Toute victoire militaire, aussi claire soit-elle, a forcément un goût doux-amer. À l'intense soulagement de l'avoir emporté sur l'ennemi vient se mêler en effet la tristesse au décompte des sacrifices consentis à cette fin.

Telle est bien l'ambiance qui prévaut au Liban, au lendemain de cette aube qui a prêté son beau nom à l'opération lancée contre les bandes de l'État islamique. Minimales pourtant étaient, fort heureusement, les pertes humaines subies durant les combats par l'armée, et l'état-major de Yarzé mérite d'en être remercié. Terrible, dévastateur aura été, en revanche, l'impact qu'a eu la révélation d'une hécatombe que l'on pressentait : tragédie depuis longtemps prévisible, attendue, quasiment annoncée même, bien qu'à demi-mot, à savoir l'exécution par les terroristes des neuf soldats qu'ils détenaient en otages depuis trois ans.

Ainsi, tout un chacun aura spontanément partagé la douleur, l'indignation et la colère des familles de ces malheureux, au moment où se sont effondrées leurs folles espérances. Par tous les temps, ces pères et mères, frères et épouses campaient stoïquement sous une tente dans le centre-ville de Beyrouth : manière empreinte de dignité de marteler à la face des responsables un pathétique ne les oubliez pas. On venait épisodiquement les conforter, devant les caméras, en évoquant les fantomatiques médiations déployées, par le Qatar notamment, auprès des ravisseurs. Mais c'est à peu près tout. Car ces trois années durant, il n'a apparemment jamais été sérieusement question de donner l'assaut aux ravisseurs.

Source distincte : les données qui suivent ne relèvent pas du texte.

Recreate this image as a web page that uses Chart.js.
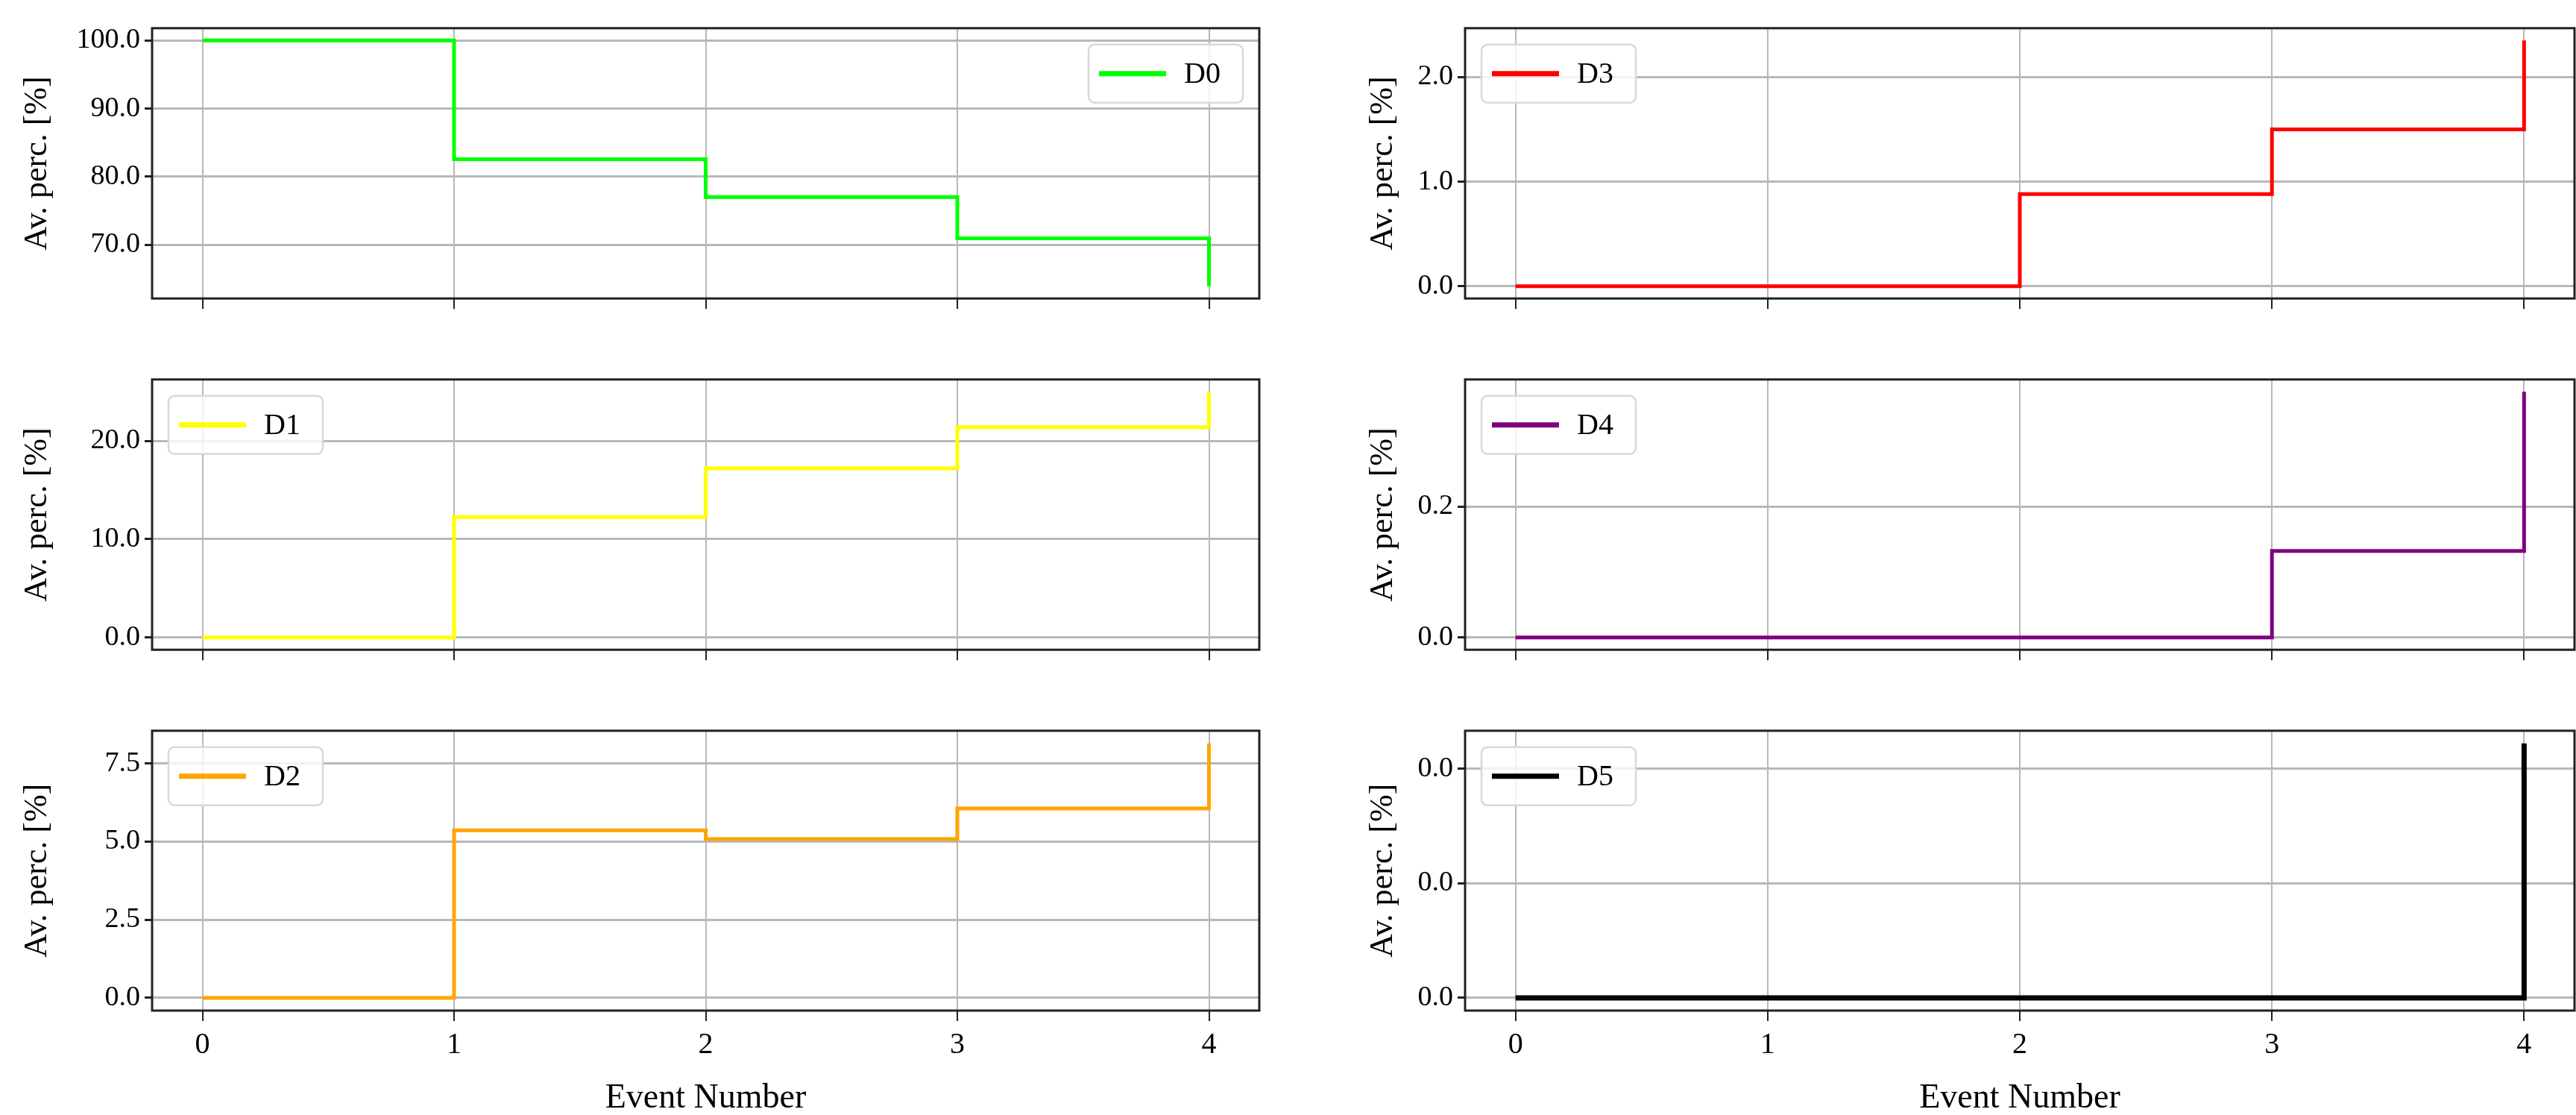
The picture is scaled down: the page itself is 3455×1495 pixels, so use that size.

Le propos de ces lignes n'est évidemment pas de dénigrer les résultats d'une campagne qui a débarrassé le territoire national des terroristes de Daech. Mais sauver le soldat Ryan, cela n'arrive-t-il donc qu'au cinéma ? Ne sont-elles pas naturelles, légitimes, justifiées, l'indignation et la colère que suscite, auprès d'une large partie de l'opinion, le sauf-conduit délivré aux égorgeurs de militaires afin qu'ils regagnent leurs bases syriennes ? Et l'État libanais, premier concerné pourtant, ne fait-il pas fâcheusement figure de partenaire silencieux dans l'accord triangulaire d'évacuation négocié par le Hezbollah avec les terroristes et le régime de Damas ?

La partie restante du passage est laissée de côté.